Who says you can't go home...
Julia is attending a conference and I am taking the time to write. Well, rewrite actually. I have a few bits of housekeeping to get sorted, short stories that need redrafting for submission elsewhere, and then it's back on to the main novels.
I had also planned to record some podcasts while I was up here, but then I saw this: Behringer USB Podcast Kit. If anyone wants to contribute to help me get it, then it will get the podcasts up here a lot faster!
Anyway, I'm back in my hometown. It's strange, my home is no longer here, and yet the taxi ride from the station was more familiar to me than any journey I might make in London. It was as if I had only left on a short holiday, and was coming back to my true home.
Today I went in to the town centre.

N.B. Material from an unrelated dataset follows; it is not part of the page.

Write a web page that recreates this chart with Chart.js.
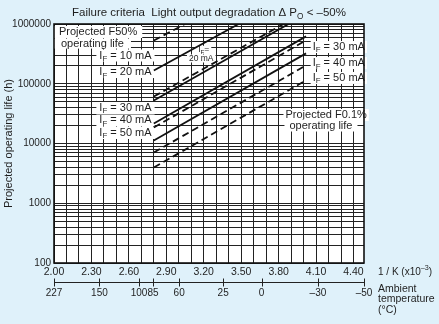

It's sad, every time I revisit Paisley, to see which shops are no longer there, and how nothing has replaced them. The town is dying. The local businesses and councillors can argue all they want about the influence of Braehead and Glasgow being just on the doorstop, but the simple fact of the matter is that the people of Paisley wouldn't go to Braehead or Glasgow if Paisley had a halfway decent range of shops. And no retailer will move in without other retailers being there. And so the rot sets in.
I live in one of the outer suburbs of London. It is smaller than Paisley, with a smaller population, and yet even it has a better range of shops than Paisley. If I need to go shopping, I rarely go in to Central London. I go to Hounslow, and if I can't get what I want there, I go to Kingston.
This is no longer the town I grew up in. When I was growing up, Glasgow was where you needed to go rarely, for fancy items you couldn't get in the shops in Paisley. Now, if I lived here, I couldn't imagine favouring Paisley over Glasgow for any shopping, outside of food.
The nostalgia of it being ten years since I left high school (and effectively started to move away from Paisley) has evoked a sense of homesickness in me. But I think this visit will kill any last vestiges of that feeling.
You take the home from the boy, but not the boy from his home
These are my streets, the only life I've ever known, who says you can't go home
Not so. This is no longer my home. These are no longer my streets. And I know a very different life now. I don't think you can ever belong to London unless you were born there. It is a transient city. So if I don't belong there, and I don't belong in Paisley, where do I belong?
You can't go home. You can never go back.